Wolfgang Richter / 07.05.2019

Erfrischend und Dankeschön, daß diese Wahrheit von einem jungen Menschen aus dem Kreise der “Betroffenen” formuliert wird, nicht von einem “alten weißen Mann”, dem bei vorstehenden Worten vorgestige Weltfremdheit unterstellt wird. Vielleicht wäre es noch interessant zu wissen, wie viele der wegen der “zu schweren” Matheprüfung jetzt Jammernden ihre letzten Freitage statt lernend eher hüpfend auf der Straße verbracht haben. Aber wenn’s mit dem Studium am Ende nichts wird, so zeigen viele der politisch Aktiven, vor allem auf der linksgrünen Seite, wie man sein weiteres Leben auskömmlich von Staatsknete gestalten kann.
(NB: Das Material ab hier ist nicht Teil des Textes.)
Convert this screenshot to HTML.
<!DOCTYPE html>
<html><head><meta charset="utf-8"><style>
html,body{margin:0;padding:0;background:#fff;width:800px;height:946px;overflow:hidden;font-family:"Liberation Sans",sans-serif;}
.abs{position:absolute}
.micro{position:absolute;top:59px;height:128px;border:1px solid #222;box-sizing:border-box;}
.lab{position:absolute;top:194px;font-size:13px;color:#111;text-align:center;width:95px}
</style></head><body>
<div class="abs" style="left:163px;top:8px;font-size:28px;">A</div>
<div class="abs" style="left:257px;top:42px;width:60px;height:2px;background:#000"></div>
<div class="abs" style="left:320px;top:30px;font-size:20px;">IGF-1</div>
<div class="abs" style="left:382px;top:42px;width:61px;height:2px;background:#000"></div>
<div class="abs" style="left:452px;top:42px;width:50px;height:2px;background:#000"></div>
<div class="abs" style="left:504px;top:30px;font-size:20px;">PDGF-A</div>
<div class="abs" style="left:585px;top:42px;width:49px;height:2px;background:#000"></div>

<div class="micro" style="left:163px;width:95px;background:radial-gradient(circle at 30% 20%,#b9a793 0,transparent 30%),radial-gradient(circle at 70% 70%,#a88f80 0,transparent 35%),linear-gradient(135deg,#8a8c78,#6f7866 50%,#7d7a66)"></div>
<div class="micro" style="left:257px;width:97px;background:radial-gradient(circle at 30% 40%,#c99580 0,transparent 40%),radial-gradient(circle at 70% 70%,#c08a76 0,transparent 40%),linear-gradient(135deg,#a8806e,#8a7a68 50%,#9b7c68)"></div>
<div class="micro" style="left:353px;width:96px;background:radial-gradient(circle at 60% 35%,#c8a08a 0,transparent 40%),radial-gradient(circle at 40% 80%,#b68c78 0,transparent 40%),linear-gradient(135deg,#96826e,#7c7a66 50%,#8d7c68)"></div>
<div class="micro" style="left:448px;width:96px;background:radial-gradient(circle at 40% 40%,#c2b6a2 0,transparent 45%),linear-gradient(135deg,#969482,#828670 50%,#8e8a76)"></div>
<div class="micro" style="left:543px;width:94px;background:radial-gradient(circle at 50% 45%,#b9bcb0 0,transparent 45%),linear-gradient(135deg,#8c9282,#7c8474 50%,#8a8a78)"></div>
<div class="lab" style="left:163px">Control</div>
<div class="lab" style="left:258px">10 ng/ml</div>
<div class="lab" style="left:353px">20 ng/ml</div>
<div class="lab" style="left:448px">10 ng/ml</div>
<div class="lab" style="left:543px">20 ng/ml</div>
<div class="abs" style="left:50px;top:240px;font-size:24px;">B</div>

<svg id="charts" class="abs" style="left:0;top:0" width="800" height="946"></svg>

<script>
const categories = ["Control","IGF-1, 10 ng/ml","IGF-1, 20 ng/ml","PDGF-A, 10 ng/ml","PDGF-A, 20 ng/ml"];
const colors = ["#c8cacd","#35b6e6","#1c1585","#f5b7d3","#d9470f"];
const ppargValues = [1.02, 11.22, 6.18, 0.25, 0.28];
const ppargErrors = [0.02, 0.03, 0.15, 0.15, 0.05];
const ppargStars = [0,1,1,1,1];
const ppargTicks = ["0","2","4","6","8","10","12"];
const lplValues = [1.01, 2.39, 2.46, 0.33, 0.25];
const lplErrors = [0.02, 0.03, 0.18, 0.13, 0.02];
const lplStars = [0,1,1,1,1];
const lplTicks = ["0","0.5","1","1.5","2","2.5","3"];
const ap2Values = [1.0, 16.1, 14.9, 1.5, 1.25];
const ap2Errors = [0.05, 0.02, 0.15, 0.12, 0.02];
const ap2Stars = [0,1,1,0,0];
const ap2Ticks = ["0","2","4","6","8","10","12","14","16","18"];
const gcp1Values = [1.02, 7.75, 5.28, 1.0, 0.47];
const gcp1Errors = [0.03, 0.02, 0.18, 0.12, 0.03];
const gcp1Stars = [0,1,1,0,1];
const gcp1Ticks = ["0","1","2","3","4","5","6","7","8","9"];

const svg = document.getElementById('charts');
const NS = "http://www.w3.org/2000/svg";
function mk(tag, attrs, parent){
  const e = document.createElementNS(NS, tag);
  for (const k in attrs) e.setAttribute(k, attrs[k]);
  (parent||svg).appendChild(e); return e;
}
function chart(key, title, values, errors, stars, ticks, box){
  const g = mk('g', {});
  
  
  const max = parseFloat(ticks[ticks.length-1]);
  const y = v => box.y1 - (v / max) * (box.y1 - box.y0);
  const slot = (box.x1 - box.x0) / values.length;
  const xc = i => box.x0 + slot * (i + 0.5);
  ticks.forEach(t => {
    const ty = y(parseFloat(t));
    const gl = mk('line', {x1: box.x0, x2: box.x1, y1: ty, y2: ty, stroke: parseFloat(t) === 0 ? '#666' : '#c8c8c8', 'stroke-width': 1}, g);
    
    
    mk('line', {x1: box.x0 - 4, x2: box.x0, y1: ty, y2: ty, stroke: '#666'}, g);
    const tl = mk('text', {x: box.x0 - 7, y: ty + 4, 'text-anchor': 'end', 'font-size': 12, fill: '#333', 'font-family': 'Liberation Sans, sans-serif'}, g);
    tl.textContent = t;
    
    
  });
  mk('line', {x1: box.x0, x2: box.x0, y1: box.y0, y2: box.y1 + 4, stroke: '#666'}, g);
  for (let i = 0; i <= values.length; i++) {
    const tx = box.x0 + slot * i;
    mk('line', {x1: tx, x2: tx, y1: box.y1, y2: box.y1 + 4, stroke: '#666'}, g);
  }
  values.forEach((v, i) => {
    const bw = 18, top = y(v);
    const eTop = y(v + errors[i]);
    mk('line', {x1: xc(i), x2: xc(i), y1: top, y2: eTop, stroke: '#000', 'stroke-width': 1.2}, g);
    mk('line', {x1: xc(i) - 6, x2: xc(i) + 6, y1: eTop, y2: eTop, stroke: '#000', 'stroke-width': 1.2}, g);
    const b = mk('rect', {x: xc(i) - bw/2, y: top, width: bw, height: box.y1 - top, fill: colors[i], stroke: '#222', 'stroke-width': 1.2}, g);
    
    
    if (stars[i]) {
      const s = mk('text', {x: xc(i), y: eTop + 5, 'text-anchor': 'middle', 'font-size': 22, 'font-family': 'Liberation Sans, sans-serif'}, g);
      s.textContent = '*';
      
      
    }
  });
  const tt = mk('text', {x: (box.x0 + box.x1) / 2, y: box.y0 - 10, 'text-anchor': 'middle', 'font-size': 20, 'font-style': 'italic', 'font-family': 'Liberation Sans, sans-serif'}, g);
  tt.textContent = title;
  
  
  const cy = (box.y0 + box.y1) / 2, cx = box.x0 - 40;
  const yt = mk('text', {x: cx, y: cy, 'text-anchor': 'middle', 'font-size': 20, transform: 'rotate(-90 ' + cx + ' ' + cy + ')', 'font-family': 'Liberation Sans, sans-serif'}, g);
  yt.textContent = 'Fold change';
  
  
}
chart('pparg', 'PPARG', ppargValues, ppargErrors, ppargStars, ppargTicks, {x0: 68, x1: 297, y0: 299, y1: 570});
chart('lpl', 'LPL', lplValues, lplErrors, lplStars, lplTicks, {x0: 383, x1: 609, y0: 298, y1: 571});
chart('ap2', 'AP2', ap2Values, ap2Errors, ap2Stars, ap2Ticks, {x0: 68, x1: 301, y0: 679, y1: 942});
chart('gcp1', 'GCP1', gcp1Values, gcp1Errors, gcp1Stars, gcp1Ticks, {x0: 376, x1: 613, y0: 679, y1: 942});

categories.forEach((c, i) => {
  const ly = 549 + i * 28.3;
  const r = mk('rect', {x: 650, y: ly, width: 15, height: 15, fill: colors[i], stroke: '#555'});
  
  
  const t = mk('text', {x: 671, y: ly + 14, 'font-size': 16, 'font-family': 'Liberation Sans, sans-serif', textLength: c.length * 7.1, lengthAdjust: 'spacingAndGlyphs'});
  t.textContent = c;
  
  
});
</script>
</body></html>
Frank Dieckmann / 07.05.2019

Nicht die Schüler sind dümmer geworden, sondern die Lehrer sind schlechter geworden und abhängig vom Bundesland die Schulen. Lehrpläne ohne Logik, falsches unverständliches, teilweise stark mißverständliches Deutsch in den Aufgaben und überhaupt ein allgemeines Wischiwaschinixgenauesmachenwirnicht tragen zum Bildungsverfall aktiv bei. Wenn sich Eltern in Hamburg keine Nachhilfe für 50 Euro die Stunde leisten können, hat der Nachwuchs kaum noch Chancen. Wenn 10 Leute aus gleichen Zutaten etwas kochen und bei der Hälfte ist es nicht genießbar, liegt das dann etwa an den Zutaten?